The decision outraged Southerners and set up a major diplomatic crisis with the Spanish. President Martin Van Buren ordered the Justice Department to appeal the case to the Supreme Court. Congressman Adams offered his assistance in arguing the case before the Court. After Roger Sherman Baldwin, the young lawyer who had represented the slaves from the beginning opened with two days of argument, Adams stood before the Court on his own on February 24, 1841.
|John Quincy Adams arguing in defense of the Amistad rebels before the Supreme Court. The skilled and detailed summation of the issues went on for hours and one justice literally died on the bench.
He boldly attacked President Van Buren for inappropriately assuming unconstitutional powers in the case by ordering intervention. Then as the most experienced diplomat in American history and the actual author of some of the Treaties cited by Attorney General Gilpin who was personally arguing the case for the government, Adams skillfully demolished claims that the treaties demanded the return of the men to Spain. Adams argued for eight and a half hours during which time Justice Philip Barbour died. After a recess for the funeral, he concluded his arguments on March 1.

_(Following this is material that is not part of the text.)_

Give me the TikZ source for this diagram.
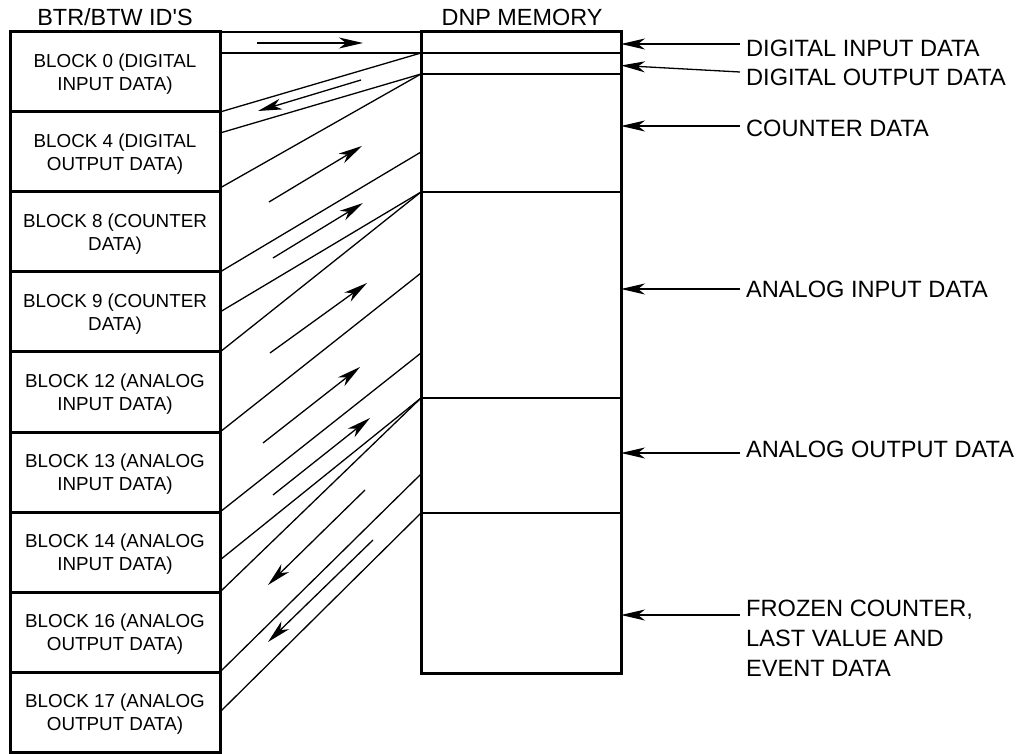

The Court affirmed the lower court’s ruling on March 9 with Justice Joseph Story citing many of Adams’s arguments in the ruling that freed the rebels.
Adams became a hero of the cause of anti-slavery and more of a villain than ever to the South.
Back in Congress he continued to oppose slavery in any way possible and continued his attacks on the Gag Rule. He led opposition to the Annexation of Texas as a slave state.
His other major contributions in Congress included authoring a compromise on the Tariff of 1828 that he himself had signed ending the Nullification Crisis and the establishment of the Smithsonian Institution with the funds bequeathed to the United States by English millionaire James Smithson for the “increase and diffusion of knowledge.” A lot of hands were out for a slice of that pie, but Adams insisted on the creation of a national academy. When the bequest was unwisely invested in shaky bonds, Adams argued to immediately accept the money with repayment of the losses. Congress decided to accept the legacy bequeathed to the nation and pledged the faith of the United States to the charitable trust on July 1, 1836.
|John Quincy Adams on his death bed in the Speaker's Room of the House of Representatives in a 19th Century print.
Indefatigably, Adams plugged on despite deteriorating health and age. But on February 28, 1848 Adams rose to speak against a resolution honoring officers who served in the Mexican War, which he had voraciously opposed. With opponents trying to shout him down, Adams suffered a massive cerebral hemorrhage while standing at his desk and collapsed. He was carried to the Speaker’s Room off the floor of the House where two days later he died after whispering to his wife and son Charles Francis, “This is the last of earth. I am content.”
|The plaque beside the the crypt and the resting places of John Quincy Adams and his wife inside at First Parish Church, Unitarian in Quincy, Massachusetts. His mother and father lay in an adjacent crypt.
After a brief internment in the Capitol crypt, his remains were returned to Quincy where he was first laid to rest in the church yard of First Parish Church. Later his remains were moved to a crypt inside the church next to his mother and father. The resting place can still be viewed at the Unitarian church that came to be called the Church of the Presidents.